- _Required task_
Repeat all of the material below exactly as written, images excluded.

##############################

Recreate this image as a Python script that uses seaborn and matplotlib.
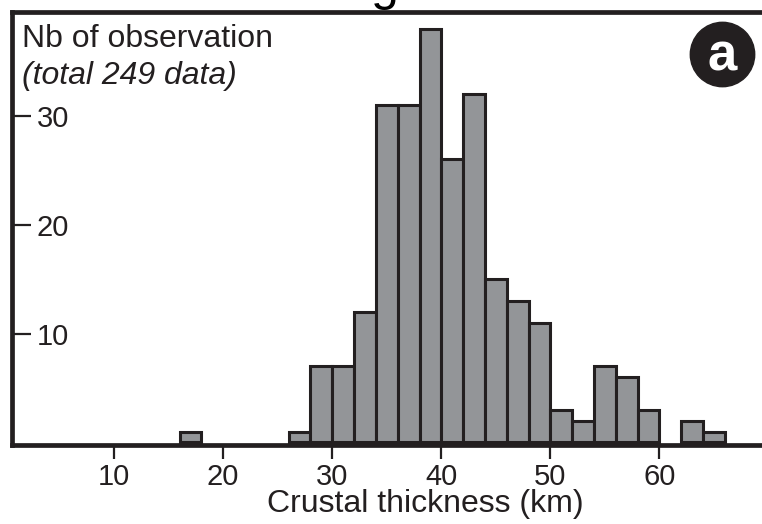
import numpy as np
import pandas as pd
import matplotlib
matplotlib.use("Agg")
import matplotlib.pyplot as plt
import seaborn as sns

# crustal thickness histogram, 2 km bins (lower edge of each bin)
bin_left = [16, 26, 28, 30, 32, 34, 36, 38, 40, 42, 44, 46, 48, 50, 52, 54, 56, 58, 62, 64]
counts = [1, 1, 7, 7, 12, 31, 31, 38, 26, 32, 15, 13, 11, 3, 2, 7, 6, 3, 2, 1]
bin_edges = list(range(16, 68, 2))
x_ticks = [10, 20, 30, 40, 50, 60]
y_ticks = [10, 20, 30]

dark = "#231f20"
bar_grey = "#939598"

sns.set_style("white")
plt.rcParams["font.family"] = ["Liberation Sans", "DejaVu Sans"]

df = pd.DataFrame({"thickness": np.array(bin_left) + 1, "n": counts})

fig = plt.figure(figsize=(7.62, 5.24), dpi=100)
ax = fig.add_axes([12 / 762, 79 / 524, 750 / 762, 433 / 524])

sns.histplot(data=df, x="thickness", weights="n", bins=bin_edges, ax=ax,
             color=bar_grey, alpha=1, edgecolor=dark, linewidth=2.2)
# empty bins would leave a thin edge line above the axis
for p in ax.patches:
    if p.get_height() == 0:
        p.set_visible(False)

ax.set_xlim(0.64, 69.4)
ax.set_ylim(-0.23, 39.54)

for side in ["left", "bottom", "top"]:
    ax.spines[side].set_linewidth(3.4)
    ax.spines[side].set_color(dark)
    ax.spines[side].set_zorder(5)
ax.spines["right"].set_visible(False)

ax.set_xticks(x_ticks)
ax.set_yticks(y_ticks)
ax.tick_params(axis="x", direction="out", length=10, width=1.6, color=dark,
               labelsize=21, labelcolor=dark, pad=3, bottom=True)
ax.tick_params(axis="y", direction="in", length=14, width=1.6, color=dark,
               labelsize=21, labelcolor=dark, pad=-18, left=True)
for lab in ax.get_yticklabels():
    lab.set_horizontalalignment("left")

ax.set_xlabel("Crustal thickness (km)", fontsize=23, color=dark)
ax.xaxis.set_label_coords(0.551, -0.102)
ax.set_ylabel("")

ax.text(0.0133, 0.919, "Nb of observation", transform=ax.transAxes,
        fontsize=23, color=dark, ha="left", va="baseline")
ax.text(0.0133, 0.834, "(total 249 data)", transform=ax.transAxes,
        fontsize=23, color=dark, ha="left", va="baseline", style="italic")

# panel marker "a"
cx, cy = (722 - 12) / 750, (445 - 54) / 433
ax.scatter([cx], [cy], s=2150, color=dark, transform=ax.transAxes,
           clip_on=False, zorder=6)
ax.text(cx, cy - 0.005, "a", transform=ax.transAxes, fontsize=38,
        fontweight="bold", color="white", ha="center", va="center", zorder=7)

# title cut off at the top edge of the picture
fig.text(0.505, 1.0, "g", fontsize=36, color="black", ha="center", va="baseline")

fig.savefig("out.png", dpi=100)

##############################

- _Solution to this exercise_
Recreate this image as a Python script that uses seaborn and matplotlib.
import numpy as np
import pandas as pd
import matplotlib
matplotlib.use("Agg")
import matplotlib.pyplot as plt
import seaborn as sns

# crustal thickness histogram, 2 km bins (lower edge of each bin)
bin_left = [16, 26, 28, 30, 32, 34, 36, 38, 40, 42, 44, 46, 48, 50, 52, 54, 56, 58, 62, 64]
counts = [1, 1, 7, 7, 12, 31, 31, 38, 26, 32, 15, 13, 11, 3, 2, 7, 6, 3, 2, 1]
bin_edges = list(range(16, 68, 2))
x_ticks = [10, 20, 30, 40, 50, 60]
y_ticks = [10, 20, 30]

dark = "#231f20"
bar_grey = "#939598"

sns.set_style("white")
plt.rcParams["font.family"] = ["Liberation Sans", "DejaVu Sans"]

df = pd.DataFrame({"thickness": np.array(bin_left) + 1, "n": counts})

fig = plt.figure(figsize=(7.62, 5.24), dpi=100)
ax = fig.add_axes([12 / 762, 79 / 524, 750 / 762, 433 / 524])

sns.histplot(data=df, x="thickness", weights="n", bins=bin_edges, ax=ax,
             color=bar_grey, alpha=1, edgecolor=dark, linewidth=2.2)
# empty bins would leave a thin edge line above the axis
for p in ax.patches:
    if p.get_height() == 0:
        p.set_visible(False)

ax.set_xlim(0.64, 69.4)
ax.set_ylim(-0.23, 39.54)

for side in ["left", "bottom", "top"]:
    ax.spines[side].set_linewidth(3.4)
    ax.spines[side].set_color(dark)
    ax.spines[side].set_zorder(5)
ax.spines["right"].set_visible(False)

ax.set_xticks(x_ticks)
ax.set_yticks(y_ticks)
ax.tick_params(axis="x", direction="out", length=10, width=1.6, color=dark,
               labelsize=21, labelcolor=dark, pad=3, bottom=True)
ax.tick_params(axis="y", direction="in", length=14, width=1.6, color=dark,
               labelsize=21, labelcolor=dark, pad=-18, left=True)
for lab in ax.get_yticklabels():
    lab.set_horizontalalignment("left")

ax.set_xlabel("Crustal thickness (km)", fontsize=23, color=dark)
ax.xaxis.set_label_coords(0.551, -0.102)
ax.set_ylabel("")

ax.text(0.0133, 0.919, "Nb of observation", transform=ax.transAxes,
        fontsize=23, color=dark, ha="left", va="baseline")
ax.text(0.0133, 0.834, "(total 249 data)", transform=ax.transAxes,
        fontsize=23, color=dark, ha="left", va="baseline", style="italic")

# panel marker "a"
cx, cy = (722 - 12) / 750, (445 - 54) / 433
ax.scatter([cx], [cy], s=2150, color=dark, transform=ax.transAxes,
           clip_on=False, zorder=6)
ax.text(cx, cy - 0.005, "a", transform=ax.transAxes, fontsize=38,
        fontweight="bold", color="white", ha="center", va="center", zorder=7)

# title cut off at the top edge of the picture
fig.text(0.505, 1.0, "g", fontsize=36, color="black", ha="center", va="baseline")

fig.savefig("out.png", dpi=100)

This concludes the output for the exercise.